China's 1982 Constitution will be amended for the fourth time when the country's top legislature holds its annual meeting.
The Constitution is the fundamental law of the State with supreme legal authority.
People of all nationalities, all State organs, the armed forces, all political parties and public organizations and all enterprises and undertakings in the country must take the Constitution as the basic norm of conduct. They have the duty to uphold the dignity of the Constitution and ensure its implementation.
No law or administrative or local rule or regulations can contravene the Constitution.
All acts in violation of the Constitution and the law must be investigated. No organization or individual is above the Constitution and the law.
The National People's Congress (NPC) and its permanent body -- the NPC Standing Committee -- supervise the enforcement of the Constitution.
The Constitution's status is also reflected by the peculiar procedures tied to the process of amending it. Only the NPC, the country's top legislature, is empowered to amend the Constitution.
The NPC Standing Committee or more than one-fifth of the deputies to the NPC have the rights to propose amendments to the Constitution.
The amendment will not be adopted without approval from a majority of more than two-thirds of all the deputies to the Congress.
Other statutes and resolutions are adopted by a simple majority vote of the deputies to the NPC.
The Standing Committee of the 10th NPC initiated the amendment process by passing a draft of the amendment in December. The draft will be submitted to the second plenary session of the 10th NPC next week.
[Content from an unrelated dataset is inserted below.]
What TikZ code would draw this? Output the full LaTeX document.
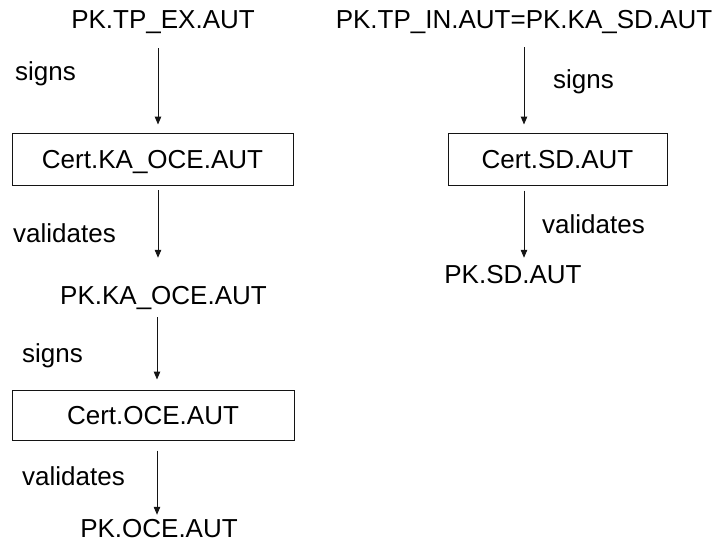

In fact, the current Constitution is the fourth Constitution in the history of the People's Republic of China since it was founded on October 1, 1949.
Two days before the founding of the New China, the first plenary session of the First Chinese People's Political Consultative Conference adopted the Common Programme of the Chinese People's Political Consultative Conference. It served as a temporary constitution for the country against a special historical background.
In September, 1954, right after the people's congress system was established through general elections, the first plenary session of the First NPC adopted the country's first official Constitution.
It fixed the people's democracy and the socialist principle, the Party's general political lines in the country's transitional period, basic social system and State system as well as the basic rights and obligations of citizens.
However, effective implementation of the 1954 Constitution only lasted three years. It virtually collapsed when the Communist Party of China launched the campaign against bourgeois Rightists in 1957.
The Fourth NPC adopted the country's second Constitution in 1975, when the Cultural Revolution entered into the ninth year. The 1975 Constitution was poorly drafted because the devastating Cultural Revolution had drawn the whole nation into political disorder, social disturbance and economic paralysis.
The third Constitution was adopted in 1978, shortly after the end of the Cultural Revolution and the country started to bring order out of extreme chaos.
The 1978 Constitution could hardly play in tune with the country's progress although it was amended in 1979 and 1980 respectively.
Therefore, the central committee of Communist Party of China proposed to the presidium of the third plenary session of the Fifth NPC to make drastic revisions.
It took a special committee on Constitution amendment two years and three months to draft a new Constitution that fit into China's real situation.
The draft also went through a four-month-long civil debate started in April, 1982. The committee revised roughly 100 items in the draft on the basis of the national debate, which involved nearly 80 per cent of Chinese citizens.
The 1982 Constitution, China's current Constitution, was enacted in December 1982 during the fifth plenary session of the 5th NPC.
Prior to the current Constitution amending process, China's 1982 Constitution was amended in 1988, 1993 and 1999 respectively, marking major economic and social progress.
Previous amendments covered 17 articles of the Constitution.
The 1988 amendment affirmed the legal status of the private sector, stating it complements the socialist economy.
The 1993 amendment declared China will practice a market economy instead of a planned economy.
The 1999 amendment declared China will practice the rule of law and also upgraded the private sector from "complement of the socialist economy" to "an important component" of the country's market economy.
This amendment is widely regarded as milestone in private sector development.
Analysts said the fourth Constitution amendment will surmount previous three amendments in both quantity and spectrum.
The draft amendment to the Constitution is expected to inject stronger protection of private property rights, clarify that the country respects and safeguards human rights, and strengthen social security among other things.
More important, Professor Hu Jinguang of Renmin University of China, said this amendment is being conducted amid increased constitutionalism awareness among the public.